Ready for the scheme IN ITS ENTIRITY? Hold on to your pinafore. Mama hid buttons around the front parlor. By the way, their house only had like 4 rooms and one of them was a parlor used strictly for fancy decorations and pianos, that’s how high-class Mama was. Okay, so then the dusting girl had to find all of the buttons while she was dusting. Also Mama got straight-up sneaky with it, like those buttons were under table legs and piano keys. You had to DUST. IT. UP. If you found all of the buttons, you had done a good job dusting.

All right, let’s talk about the genius parts of this plan:

  1. The girls never knew how many buttons there were. Say you’ve found 5 buttons. You couldn’t just call it quits at that point, because maybe there were 9 buttons that day. You had to dust every damn thing, and only then could you be sure you had all of the buttons.
  2. Mama kept it fresh. Sometimes she’d bring out the buttons a few times a week, and sometimes she’d wait two weeks because what did she care, she had those little dusting girls under her spell and they would WAIT FOR IT. They’d wait for those buttons.
  3. In case you missed it, the prize was that you had done a good job dusting.

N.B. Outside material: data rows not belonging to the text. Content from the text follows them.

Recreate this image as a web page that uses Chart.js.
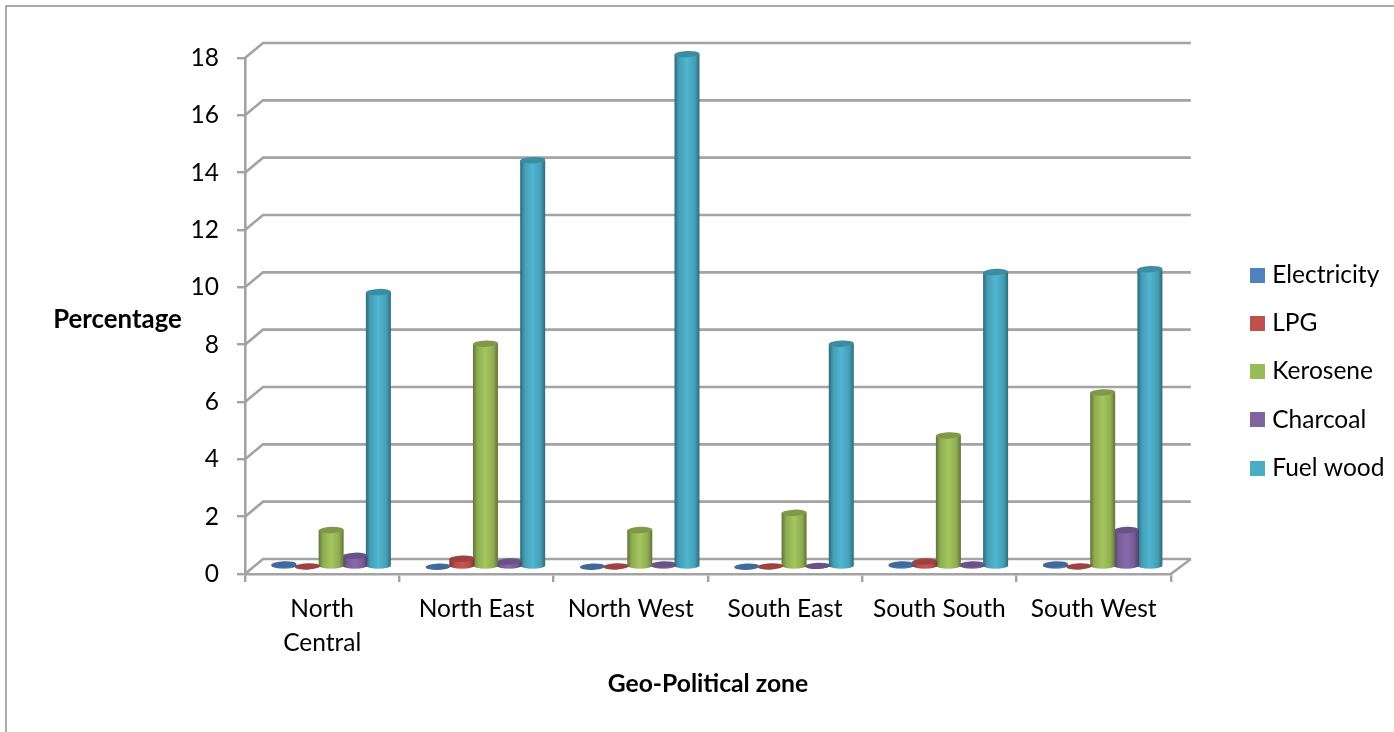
<!DOCTYPE html>
<html>
<head>
<meta charset="utf-8">
<style>html,body{margin:0;padding:0;background:#fff}canvas{display:block}</style>
<script src="https://cdn.jsdelivr.net/npm/chart.js@4/dist/chart.umd.min.js"></script>
</head>
<body>
<div style="width:1394px;height:732px"><canvas id="c" width="1394" height="732"></canvas></div>
<script>
const zones = [['North','Central'],'North East','North West','South East','South South','South West'];
const electricity = [0.1, 0.02, 0.02, 0.02, 0.1, 0.1];
const lpg = [0.03, 0.3, 0.03, 0.03, 0.2, 0.03];
const kerosene = [1.3, 7.8, 1.3, 1.9, 4.6, 6.1];
const charcoal = [0.4, 0.2, 0.1, 0.05, 0.1, 1.3];
const fuelWood = [9.6, 14.2, 17.9, 7.8, 10.3, 10.4];
const FONT = 'Lato, Carlito, sans-serif';
const AXIS = '#a3a3a3';
const DEPTH = {x: 18, y: -15};

function shade(hex, f) {
  const n = parseInt(hex.slice(1), 16);
  const c = s => Math.round(Math.min(255, Math.max(0, ((n >> s) & 255) * f)));
  return `rgb(${c(16)},${c(8)},${c(0)})`;
}

// Square legend swatch, painted once per series.
function swatch(color) {
  const s = document.createElement('canvas');
  s.width = 15;
  s.height = 15;
  const g = s.getContext('2d');
  g.fillStyle = color;
  g.fillRect(0, 0, 15, 15);
  return s;
}

// Back wall, floor and the enclosing frame sit behind the columns.
const wallPlugin = {
  id: 'wall',
  beforeDatasetsDraw(chart) {
    const {ctx, scales: {x, y}} = chart;
    ctx.save();
    ctx.strokeStyle = AXIS;
    ctx.lineWidth = 2.6;
    y.ticks.forEach(t => {
      const py = y.getPixelForValue(t.value);
      ctx.beginPath();
      ctx.moveTo(x.left, py);
      ctx.lineTo(x.left + DEPTH.x, py + DEPTH.y);
      ctx.lineTo(x.right + DEPTH.x + 2, py + DEPTH.y);
      ctx.stroke();
    });
    ctx.beginPath();
    ctx.moveTo(x.right, y.bottom);
    ctx.lineTo(x.right + DEPTH.x + 2, y.bottom + DEPTH.y);
    ctx.stroke();
    ctx.strokeStyle = '#8f8f8f';
    ctx.lineWidth = 1.5;
    ctx.beginPath();
    ctx.moveTo(6, 732);
    ctx.lineTo(6, 6);
    ctx.lineTo(1394, 6);
    ctx.stroke();
    ctx.restore();
  }
};

// Columns are drawn as shaded cylinders sitting mid-way into the floor depth.
const cylinderPlugin = {
  id: 'cylinder',
  beforeDatasetDraw(chart, args) {
    const {ctx} = chart;
    const color = chart.data.datasets[args.index].backgroundColor;
    args.meta.data.forEach(bar => {
      const cx = bar.x + DEPTH.x / 2;
      const top = bar.y + DEPTH.y / 2 + 0.8;
      const base = bar.base + DEPTH.y / 2 + 0.3;
      const rx = bar.width / 2 + 0.7;
      const ry = 3.2;
      const l = cx - rx, r = cx + rx;
      const g = ctx.createLinearGradient(l, 0, r, 0);
      g.addColorStop(0, shade(color, 0.62));
      g.addColorStop(0.18, shade(color, 0.92));
      g.addColorStop(0.5, shade(color, 1.06));
      g.addColorStop(0.82, shade(color, 0.92));
      g.addColorStop(1, shade(color, 0.62));
      ctx.save();
      ctx.fillStyle = g;
      ctx.beginPath();
      ctx.moveTo(l, top);
      ctx.lineTo(l, base);
      ctx.ellipse(cx, base, rx, ry, 0, Math.PI, 0, true);
      ctx.lineTo(r, top);
      ctx.closePath();
      ctx.fill();
      ctx.fillStyle = shade(color, 0.82);
      ctx.beginPath();
      ctx.ellipse(cx, top, rx, ry, -0.04, 0, Math.PI * 2);
      ctx.fill();
      ctx.restore();
    });
    return false;
  }
};

// The horizontal y title and the lowered legend need placing by hand.
const placementPlugin = {
  id: 'placement',
  afterLayout(chart) {
    const lg = chart.legend;
    const pad = lg.options.labels.padding;
    lg.left = 1255 - pad;
    lg.right = 1394;
    lg.width = lg.right - lg.left;
    const dy = 239 - lg.top;
    lg.top += dy;
    lg.bottom += dy;
  },
  afterDraw(chart) {
    const {ctx} = chart;
    ctx.save();
    ctx.font = `bold 25.8px ${FONT}`;
    ctx.fillStyle = '#000';
    ctx.textAlign = 'center';
    ctx.textBaseline = 'middle';
    ctx.fillText('Percentage', 117.5, 319.5);
    ctx.restore();
  }
};

const series = [
  ['Electricity', electricity, '#4f81bd'],
  ['LPG', lpg, '#c0504d'],
  ['Kerosene', kerosene, '#9bbb59'],
  ['Charcoal', charcoal, '#8064a2'],
  ['Fuel wood', fuelWood, '#4bacc6']
];

new Chart(document.getElementById('c'), {
  type: 'bar',
  data: {
    labels: zones,
    datasets: series.map(([label, data, backgroundColor]) => ({label, data, backgroundColor}))
  },
  plugins: [wallPlugin, cylinderPlugin, placementPlugin],
  options: {
    responsive: false,
    animation: false,
    events: [],
    layout: {padding: {left: 0, right: 60, top: 58, bottom: 29}},
    categoryPercentage: 0.765,
    barPercentage: 1,
    plugins: {
      tooltip: {enabled: false},
      legend: {
        position: 'right',
        align: 'start',
        labels: {
          usePointStyle: true,
          pointStyleWidth: 5,
          boxHeight: 15,
          padding: 23.75,
          color: '#000',
          font: {family: FONT, size: 24.5},
          generateLabels(chart) {
            return Chart.defaults.plugins.legend.labels.generateLabels(chart).map((item, i) => {
              item.pointStyle = swatch(chart.data.datasets[i].backgroundColor);
              return item;
            });
          }
        }
      }
    },
    scales: {
      x: {
        afterFit(s) { s.height = 129; },
        grid: {drawOnChartArea: false, drawTicks: true, tickLength: 8, tickColor: AXIS, lineWidth: 2.4},
        border: {color: AXIS, width: 2.6},
        ticks: {color: '#000', font: {family: FONT, size: 24.5, lineHeight: 1.35}, maxRotation: 0, autoSkip: false, padding: 11},
        title: {display: true, text: 'Geo-Political zone', color: '#000', font: {family: FONT, size: 24.7, weight: 'bold'}, padding: {top: 10}}
      },
      y: {
        min: 0,
        max: 18,
        afterFit(s) { s.width = 245; },
        grid: {drawOnChartArea: false, tickLength: 8, tickColor: AXIS, lineWidth: 2.4},
        border: {color: AXIS, width: 2.6},
        ticks: {stepSize: 2, color: '#000', font: {family: FONT, size: 24.5}, padding: 18}
      }
    }
  }
});
</script>
</body>
</html>
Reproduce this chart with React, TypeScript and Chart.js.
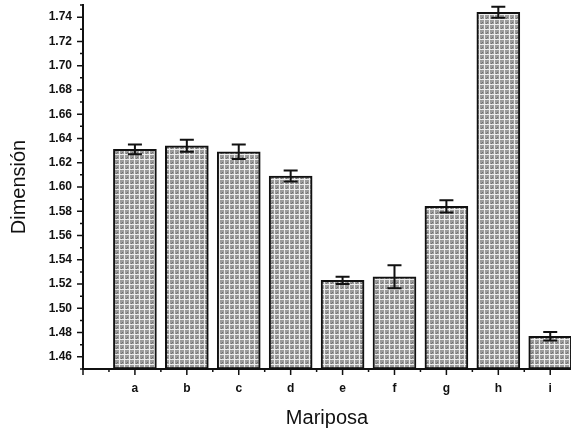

Mama raised her kids to want to do a very good job at something because it feels good to know that you’ve done a very good job. Mama quarantined four children with scarlet fever in a spotless 4-room apartment during Passover; she knew that you didn’t get a ticker tape parade every time you did a damn chore.
  4. But Mama was the best ever because one week she hid a penny every day. Judging by how much candy the girls could buy for a penny, it was basically a dollar. Do you know how great it is to find a dollar when you’re cleaning? Ella, Henny, Sarah, Charlotte and Gertie sure do.

Mama wasn’t all dusting and parlors, though. She also was really good looking. The girls introduced her to the Library Lady and they were so proud because even though she had, at the time, 5 children, she didn’t look like the other women in the neighborhood: “like mattresses tied about the middle.” Which admittedly sounds harsh, but you know exactly what they mean. I’m sure they’d all love Mama just as much if she were a lumpy mattress-lady, but the point is Mama had a whole bunch of kids and her figure and outfits were still on point.

While Mama enforced rules, she was lenient when it mattered. When Sarah made that big fuss about not eating her rice soup that one day, Mama stuck to her guns, but once Sarah had a few bites of the gross congealed soup she let her move onto something more appetizing. (I loved re-reading that chapter, because it so reminded me of when you’d get stubborn about something or throw a fit as a kid, and you wouldn’t even know why you were doing it, but you couldn’t will yourself to stop.) And when Gertie and Charlotte used their pennies to buy candy and crackers and ate them in bed, Mama played it like she had no clue, just because it makes kids feel smart and important having a secret.

The All-Of-A-Kind Family was medium-poor. They were second generation-ish Jewish immigrants on the Lower East Side in 1912 long before their neighborhood became some sort of real estate holding for foreign billionaires. However, Papa had a scrap shop and they lived on one floor of a house instead of in a crowded tenement, so they were doing pretty okay. Mama was really good at being medium-poor. She was frugal where it counted, but she still allowed for splurges like a trip to Coney Island, or a treat when they went to the market.

If I can have one quibble about Mama, it’s that she finally had a boy and she named it Charlie. Look. One of my favorite real-life little boys is named Charley. It’s a great name. PLUS Adult Charlie from the book is such a cool grownup. You spend the whole time hoping that he and the Library Lady will meet and hit it off and … well. You know the rest. (Also: another post about the Library Lady, maybe?). So it’s great that Mama names a kid after him. It’s just … Mama. Did you forget you already have a Charlotte? She’s going to have so much Middle Child Syndrome. On the whole Mama picked good names – Library Lady even said! – so I can’t be too annoyed. And at least she didn’t name him after Uncle Hyman.

Library Lady = the Miss Honey of this series.

If I have kids, I’m going to skip the parenting guide telling me to make my children be more French. I’ll bypass the naughty step. I’ll steer clear of the Facebook click-bait. As far as I’m concerned, the best parenting guide there is this one weird old chapter book with no real plot. If I am even 1/10th of the benevolent evil genius Mama is, I think my kids would turn out just fine.